DATA SHOWN:
----------------------------------------

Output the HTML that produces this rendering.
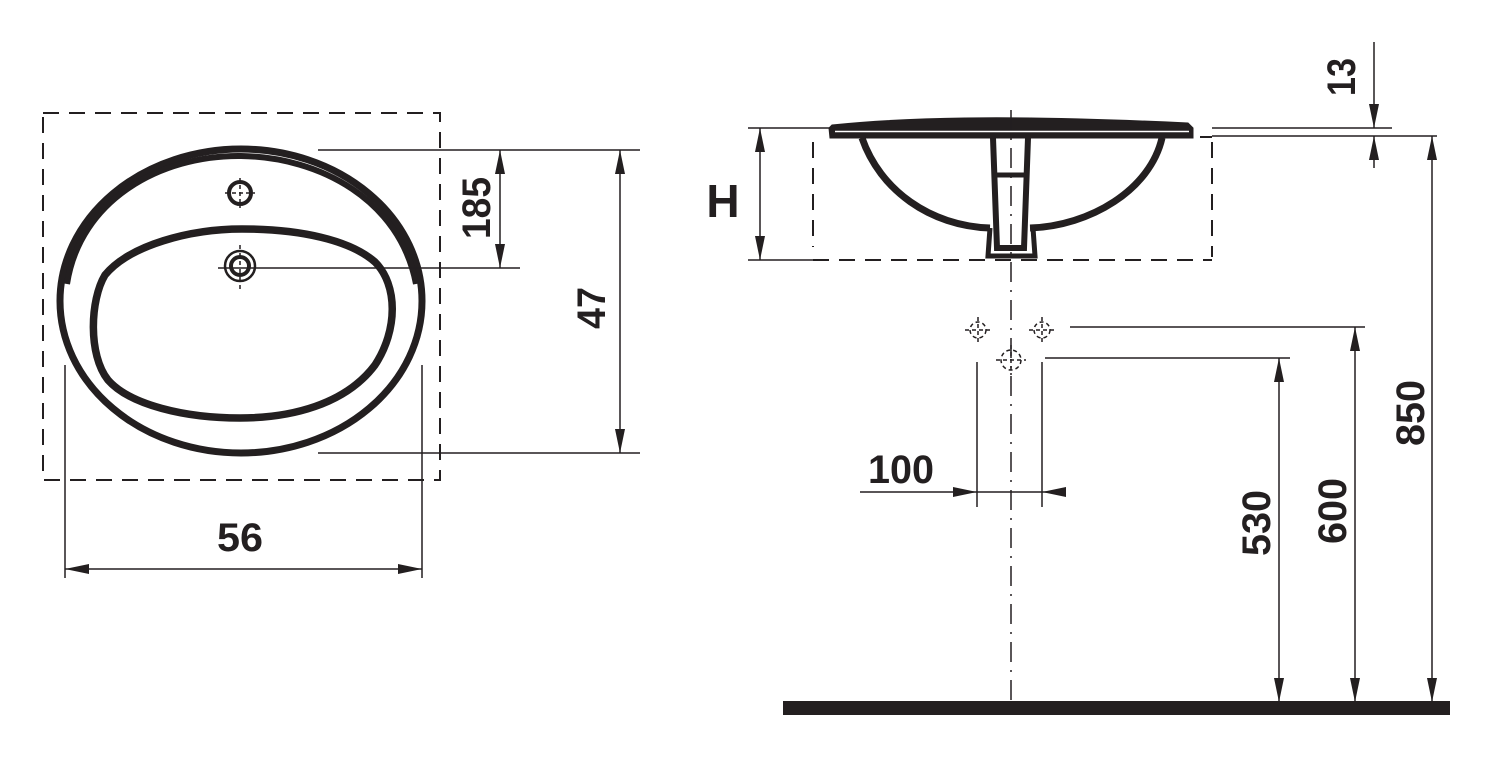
<!DOCTYPE html>
<html><head><meta charset="utf-8"><style>
html,body{margin:0;padding:0;background:#fff}
svg{display:block}
text{font-family:"Liberation Sans Narrow","Liberation Sans",sans-serif;font-weight:bold;fill:#231f20}
</style></head><body>
<svg width="1492" height="758" viewBox="0 0 1492 758" xmlns="http://www.w3.org/2000/svg">
<defs>
<marker id="b" viewBox="0 0 24 10" refX="24" refY="5" markerWidth="24" markerHeight="12" markerUnits="userSpaceOnUse" orient="auto-start-reverse"><path d="M0,0 L24,5 L0,10z" fill="#231f20"/></marker>
</defs>
<g stroke="#231f20" fill="none">
<rect x="43" y="113" width="397" height="367" stroke-width="2" stroke-dasharray="16,10"/>
<ellipse cx="241" cy="301" rx="181" ry="152" stroke-width="7"/>
<path d="M67,284 C80,200 160,155 241,156 C320,157 400,200 416,284" stroke-width="6"/>
<path d="M242,229 C300,229 350,240 375,262 C398,285 398,330 375,365 C345,405 290,418 240,418 C185,418 130,405 108,380 C88,355 90,300 105,275 C130,245 190,229 242,229z" stroke-width="7.5"/>
<circle cx="240" cy="193" r="11" stroke-width="4"/>
<path d="M240,178v30M225,193h30" stroke-width="1.5" stroke-dasharray="4,3"/>
<circle cx="240" cy="266" r="15" stroke-width="2.5"/>
<circle cx="240" cy="266" r="9" stroke-width="4"/>
<path d="M240,245v45" stroke-width="1.5" stroke-dasharray="4,4"/>
<path d="M218,268h302" stroke-width="1.5"/>
<path d="M318,150h322M318,453h322" stroke-width="1.5"/>
<path d="M500,150v118" stroke-width="1.5" marker-start="url(#b)" marker-end="url(#b)"/>
<path d="M620,150v303" stroke-width="1.5" marker-start="url(#b)" marker-end="url(#b)"/>
<path d="M65,365v213M422,365v213" stroke-width="1.5"/>
<path d="M65,569h357" stroke-width="1.5" marker-start="url(#b)" marker-end="url(#b)"/>
<path d="M832,125 C900,118 1000,114 1188,123 L1193,128 L1193,138 L830,138 L829,128 Z" fill="#231f20" stroke-width="1"/>
<path d="M835,131.5 L1189,131.5" stroke="#fff" stroke-width="1.5"/>
<path d="M862,138 C880,190 930,226 990,228 M1030,228 C1090,226 1150,190 1162,138" stroke-width="7"/>
<path d="M993,138 L997,248 L1024,248 L1028,138" stroke-width="6"/>
<path d="M996,175h30" stroke-width="5"/>
<path d="M990,228 L988,256 L1035,256 L1033,228" stroke-width="5"/>
<path d="M813,142v105M1212,142v115M813,260H1212M1212,137h-12" stroke-width="2" stroke-dasharray="16,10"/>
<path d="M748,128h82M748,260h70" stroke-width="1.5"/>
<path d="M760,128v132" stroke-width="1.5" marker-start="url(#b)" marker-end="url(#b)"/>
<path d="M1011,110V715" stroke-width="1.5" stroke-dasharray="20,8,2,8"/>
<path d="M1212,128h180M1212,136h225" stroke-width="1.5"/>
<path d="M1374,42v86" stroke-width="1.5" marker-end="url(#b)"/>
<path d="M1374,168v-32" stroke-width="1.5" marker-end="url(#b)"/>
<path d="M1432,136v566" stroke-width="1.5" marker-start="url(#b)" marker-end="url(#b)"/>
<path d="M1070,327h295M1045,358h245" stroke-width="1.5"/>
<path d="M1355,327v375" stroke-width="1.5" marker-start="url(#b)" marker-end="url(#b)"/>
<path d="M1279,358v344" stroke-width="1.5" marker-start="url(#b)" marker-end="url(#b)"/>
<path d="M977,362v145M1042,362v145" stroke-width="1.5"/>
<path d="M860,492h117" stroke-width="1.5" marker-end="url(#b)"/>
<path d="M1066,492h-24" stroke-width="1.5" marker-end="url(#b)"/>
<path d="M977,492h65" stroke-width="1.5"/>
<g stroke-width="1.5" stroke-dasharray="4,3">
<circle cx="978" cy="330" r="8"/><circle cx="1042" cy="330" r="8"/><circle cx="1011" cy="360" r="10"/>
<path d="M965,330h26M978,317v26M1029,330h26M1042,317v26M996,360h30M1011,345v30"/>
</g>
</g>
<rect x="783" y="701" width="667" height="14" fill="#231f20"/>
<text x="240" y="551" font-size="40" text-anchor="middle" textLength="46" lengthAdjust="spacingAndGlyphs">56</text>
<text transform="translate(490,208) rotate(-90)" font-size="40" text-anchor="middle" textLength="62" lengthAdjust="spacingAndGlyphs">185</text>
<text transform="translate(605,308) rotate(-90)" font-size="40" text-anchor="middle" textLength="42" lengthAdjust="spacingAndGlyphs">47</text>
<text x="723" y="217" font-size="46" text-anchor="middle">H</text>
<text x="901" y="483" font-size="40" text-anchor="middle" textLength="66" lengthAdjust="spacingAndGlyphs">100</text>
<text transform="translate(1355,77) rotate(-90)" font-size="40" text-anchor="middle" textLength="38" lengthAdjust="spacingAndGlyphs">13</text>
<text transform="translate(1270,523) rotate(-90)" font-size="40" text-anchor="middle" textLength="66" lengthAdjust="spacingAndGlyphs">530</text>
<text transform="translate(1346,511) rotate(-90)" font-size="40" text-anchor="middle" textLength="66" lengthAdjust="spacingAndGlyphs">600</text>
<text transform="translate(1424,413) rotate(-90)" font-size="40" text-anchor="middle" textLength="66" lengthAdjust="spacingAndGlyphs">850</text>
</svg>
</body></html>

----------------------------------------

Leave out all pictures, then copy the remaining material exactly.

RESULT OF THIS EXERCISE:
Output the HTML that produces this rendering.
<!DOCTYPE html>
<html><head><meta charset="utf-8"><style>
html,body{margin:0;padding:0;background:#fff}
svg{display:block}
text{font-family:"Liberation Sans Narrow","Liberation Sans",sans-serif;font-weight:bold;fill:#231f20}
</style></head><body>
<svg width="1492" height="758" viewBox="0 0 1492 758" xmlns="http://www.w3.org/2000/svg">
<defs>
<marker id="b" viewBox="0 0 24 10" refX="24" refY="5" markerWidth="24" markerHeight="12" markerUnits="userSpaceOnUse" orient="auto-start-reverse"><path d="M0,0 L24,5 L0,10z" fill="#231f20"/></marker>
</defs>
<g stroke="#231f20" fill="none">
<rect x="43" y="113" width="397" height="367" stroke-width="2" stroke-dasharray="16,10"/>
<ellipse cx="241" cy="301" rx="181" ry="152" stroke-width="7"/>
<path d="M67,284 C80,200 160,155 241,156 C320,157 400,200 416,284" stroke-width="6"/>
<path d="M242,229 C300,229 350,240 375,262 C398,285 398,330 375,365 C345,405 290,418 240,418 C185,418 130,405 108,380 C88,355 90,300 105,275 C130,245 190,229 242,229z" stroke-width="7.5"/>
<circle cx="240" cy="193" r="11" stroke-width="4"/>
<path d="M240,178v30M225,193h30" stroke-width="1.5" stroke-dasharray="4,3"/>
<circle cx="240" cy="266" r="15" stroke-width="2.5"/>
<circle cx="240" cy="266" r="9" stroke-width="4"/>
<path d="M240,245v45" stroke-width="1.5" stroke-dasharray="4,4"/>
<path d="M218,268h302" stroke-width="1.5"/>
<path d="M318,150h322M318,453h322" stroke-width="1.5"/>
<path d="M500,150v118" stroke-width="1.5" marker-start="url(#b)" marker-end="url(#b)"/>
<path d="M620,150v303" stroke-width="1.5" marker-start="url(#b)" marker-end="url(#b)"/>
<path d="M65,365v213M422,365v213" stroke-width="1.5"/>
<path d="M65,569h357" stroke-width="1.5" marker-start="url(#b)" marker-end="url(#b)"/>
<path d="M832,125 C900,118 1000,114 1188,123 L1193,128 L1193,138 L830,138 L829,128 Z" fill="#231f20" stroke-width="1"/>
<path d="M835,131.5 L1189,131.5" stroke="#fff" stroke-width="1.5"/>
<path d="M862,138 C880,190 930,226 990,228 M1030,228 C1090,226 1150,190 1162,138" stroke-width="7"/>
<path d="M993,138 L997,248 L1024,248 L1028,138" stroke-width="6"/>
<path d="M996,175h30" stroke-width="5"/>
<path d="M990,228 L988,256 L1035,256 L1033,228" stroke-width="5"/>
<path d="M813,142v105M1212,142v115M813,260H1212M1212,137h-12" stroke-width="2" stroke-dasharray="16,10"/>
<path d="M748,128h82M748,260h70" stroke-width="1.5"/>
<path d="M760,128v132" stroke-width="1.5" marker-start="url(#b)" marker-end="url(#b)"/>
<path d="M1011,110V715" stroke-width="1.5" stroke-dasharray="20,8,2,8"/>
<path d="M1212,128h180M1212,136h225" stroke-width="1.5"/>
<path d="M1374,42v86" stroke-width="1.5" marker-end="url(#b)"/>
<path d="M1374,168v-32" stroke-width="1.5" marker-end="url(#b)"/>
<path d="M1432,136v566" stroke-width="1.5" marker-start="url(#b)" marker-end="url(#b)"/>
<path d="M1070,327h295M1045,358h245" stroke-width="1.5"/>
<path d="M1355,327v375" stroke-width="1.5" marker-start="url(#b)" marker-end="url(#b)"/>
<path d="M1279,358v344" stroke-width="1.5" marker-start="url(#b)" marker-end="url(#b)"/>
<path d="M977,362v145M1042,362v145" stroke-width="1.5"/>
<path d="M860,492h117" stroke-width="1.5" marker-end="url(#b)"/>
<path d="M1066,492h-24" stroke-width="1.5" marker-end="url(#b)"/>
<path d="M977,492h65" stroke-width="1.5"/>
<g stroke-width="1.5" stroke-dasharray="4,3">
<circle cx="978" cy="330" r="8"/><circle cx="1042" cy="330" r="8"/><circle cx="1011" cy="360" r="10"/>
<path d="M965,330h26M978,317v26M1029,330h26M1042,317v26M996,360h30M1011,345v30"/>
</g>
</g>
<rect x="783" y="701" width="667" height="14" fill="#231f20"/>
<text x="240" y="551" font-size="40" text-anchor="middle" textLength="46" lengthAdjust="spacingAndGlyphs">56</text>
<text transform="translate(490,208) rotate(-90)" font-size="40" text-anchor="middle" textLength="62" lengthAdjust="spacingAndGlyphs">185</text>
<text transform="translate(605,308) rotate(-90)" font-size="40" text-anchor="middle" textLength="42" lengthAdjust="spacingAndGlyphs">47</text>
<text x="723" y="217" font-size="46" text-anchor="middle">H</text>
<text x="901" y="483" font-size="40" text-anchor="middle" textLength="66" lengthAdjust="spacingAndGlyphs">100</text>
<text transform="translate(1355,77) rotate(-90)" font-size="40" text-anchor="middle" textLength="38" lengthAdjust="spacingAndGlyphs">13</text>
<text transform="translate(1270,523) rotate(-90)" font-size="40" text-anchor="middle" textLength="66" lengthAdjust="spacingAndGlyphs">530</text>
<text transform="translate(1346,511) rotate(-90)" font-size="40" text-anchor="middle" textLength="66" lengthAdjust="spacingAndGlyphs">600</text>
<text transform="translate(1424,413) rotate(-90)" font-size="40" text-anchor="middle" textLength="66" lengthAdjust="spacingAndGlyphs">850</text>
</svg>
</body></html>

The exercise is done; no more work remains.